Choose Analyze > Fit Y by X.

Specify Y as Y. Choose P1 as the X.

From the Bivariate Fit red triangle, choose Fit Line (I assume this is the analysis you wish to perform).

Go back to the Bivariate Fit red triangle and choose Local Data Filter.

Under the Local Data Filter section, highlight Batch and Stream, and click the "+".

Capture1.JPG

You can now choose any Batch and Stream combination and JMP will update the analysis for that subgroup. Note that using the six rows you mocked up in your original post, you will not have enough data to perform regression for many of the subsets.
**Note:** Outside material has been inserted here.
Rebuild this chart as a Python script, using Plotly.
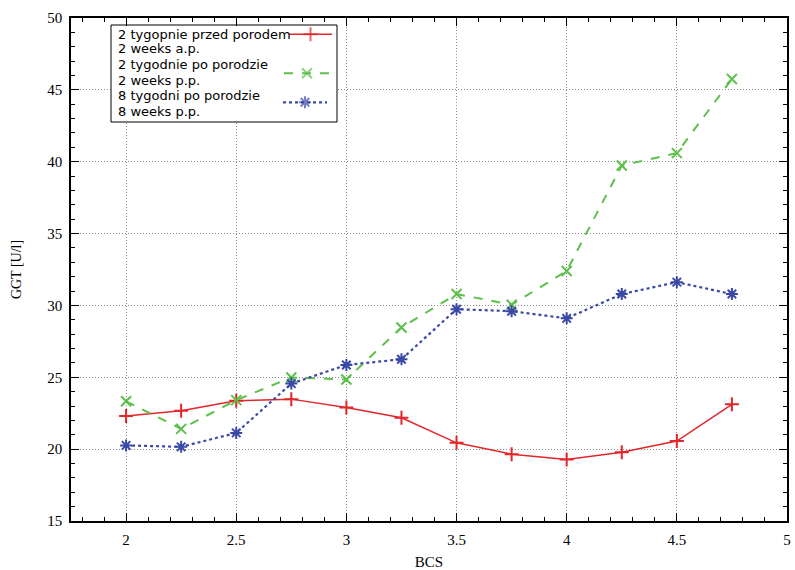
import plotly.graph_objects as go

# ---- data ----
bcs = [2, 2.25, 2.5, 2.75, 3, 3.25, 3.5, 3.75, 4, 4.25, 4.5, 4.75]
ggt_2w_ap = [22.3, 22.67, 23.36, 23.48, 22.9, 22.18, 20.44, 19.65, 19.28, 19.79, 20.56, 23.12]
ggt_2w_pp = [23.33, 21.41, 23.41, 24.99, 24.85, 28.47, 30.79, 30.05, 32.4, 39.74, 40.6, 45.76]
ggt_8w_pp = [20.26, 20.16, 21.13, 24.56, 25.86, 26.25, 29.74, 29.6, 29.1, 30.79, 31.62, 30.79]

labels = [
    ["2 tygopnie przed porodem", "2 weeks a.p."],
    ["2 tygodnie po porodzie", "2 weeks p.p."],
    ["8 tygodni po porodzie", "8 weeks p.p."],
]

RED = "#e3262b"
GREEN = "#5cc04a"
BLUE = "#3a48a6"

W, H = 795, 570
ML, MR, MT, MB = 71, 8, 18, 49
PW, PH = W - ML - MR, H - MT - MB


def px(x):
    return (x - ML) / PW


def py(y):
    return (H - MB - y) / PH


series = [
    (ggt_2w_ap, RED, "solid", "cross-thin-open", 10, 1.5),
    (ggt_2w_pp, GREEN, "dash", "x-thin-open", 10, 2.0),
    (ggt_8w_pp, BLUE, "dot", "asterisk-open", 10, 2.2),
]

fig = go.Figure()
for vals, col, dash, sym, ms, lw in series:
    fig.add_trace(go.Scatter(
        x=bcs, y=vals, mode="lines+markers",
        line=dict(color=col, width=lw, dash=dash),
        marker=dict(symbol=sym, size=ms, color=col, line=dict(color=col, width=2)),
        showlegend=False, cliponaxis=False,
    ))

# ---- custom legend (gnuplot style: text left, sample right), in an overlay subplot ----
bx0, bx1, by0, by1 = px(111), px(337), py(122), py(25)
fig.add_trace(go.Scatter(
    x=[bx0, bx1, bx1, bx0, bx0], y=[by0, by0, by1, by1, by0],
    xaxis="x2", yaxis="y2", mode="lines", fill="toself", fillcolor="white",
    line=dict(color="black", width=1), showlegend=False, hoverinfo="skip",
))

line_ys = [34.3, 48.6, 65, 80.3, 96, 111.5]
flat = [t for pair in labels for t in pair]
for t, yy in zip(flat, line_ys):
    fig.add_annotation(x=px(116), y=py(yy), xref="paper", yref="paper",
                       text=t, showarrow=False, xanchor="left", yanchor="middle",
                       font=dict(family="DejaVu Sans", size=13, color="black"))

sample_rows = [(289, 332, 34.3), (284, 330, 73.3), (283, 327, 102.3)]
for (vals, col, dash, sym, ms, lw), (xa, xb, yy) in zip(series, sample_rows):
    fig.add_trace(go.Scatter(
        x=[px(xa), px((xa + xb) / 2), px(xb)], y=[py(yy)] * 3,
        xaxis="x2", yaxis="y2", mode="lines+markers",
        line=dict(color=col, width=lw, dash=dash),
        marker=dict(symbol=sym, size=[0, ms, 0], color=col, line=dict(color=col, width=2)),
        showlegend=False, cliponaxis=False, hoverinfo="skip",
    ))

axis_common = dict(
    showline=True, linecolor="black", linewidth=1.5, mirror="ticks",
    ticks="inside", ticklen=8, tickwidth=1.3, tickcolor="black",
    showgrid=True, gridcolor="#8a8a8a", gridwidth=1, griddash="1px,2px",
    zeroline=False, automargin=False,
    tickfont=dict(family="Liberation Serif", size=15, color="black"),
)

fig.update_layout(
    width=W, height=H,
    margin=dict(l=ML, r=MR, t=MT, b=MB),
    paper_bgcolor="white", plot_bgcolor="white",
    xaxis=dict(range=[1.75, 5], tick0=0, dtick=0.5, ticklabelstandoff=4, **axis_common,
               minor=dict(ticks="inside", ticklen=4, dtick=0.1, tick0=0,
                          tickcolor="black", tickwidth=1.2, showgrid=False),
               title=dict(text="BCS", standoff=12,
                          font=dict(family="Liberation Serif", size=15, color="black"))),
    yaxis=dict(range=[15, 50], tick0=0, dtick=5, ticklabelstandoff=4, **axis_common,
               minor=dict(ticks="inside", ticklen=4, dtick=1, tick0=0,
                          tickcolor="black", tickwidth=1.2, showgrid=False),
               title=dict(text="GGT [U/l]", standoff=22,
                          font=dict(family="Liberation Serif", size=14, color="black"))),
    xaxis2=dict(range=[0, 1], overlaying="x", anchor="y2", visible=False, fixedrange=True),
    yaxis2=dict(range=[0, 1], overlaying="y", anchor="x2", visible=False, fixedrange=True),
)

fig.write_html("out.html")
So, I hope you have more data than your mockup.

 

Now, to switch the P1 to a different P# column, do this.

Go back to the BIVARIATE red triangle and choose Redo > Column Switcher.

In the dialog that appears, select P1 and click OK.

In the next dialog, select P1 through P4 and click OK.

Capture2.JPG

Clicking on a different P# will automatically switch the X-axis on the analysis. 

I do believe this will give you what you requested, but I would encourage you to consider a single analysis rather than multiple analyses and this "subsetting" of the data.

 

 

 

Dan Obermiller
Ressel
Level VI

Re: Analysis using data from specific rows and columns

@Hamid, didn't see the shout-out, so missed your initial post. Can you see this one? Hope yesterday's session was useful for you. Have a good day.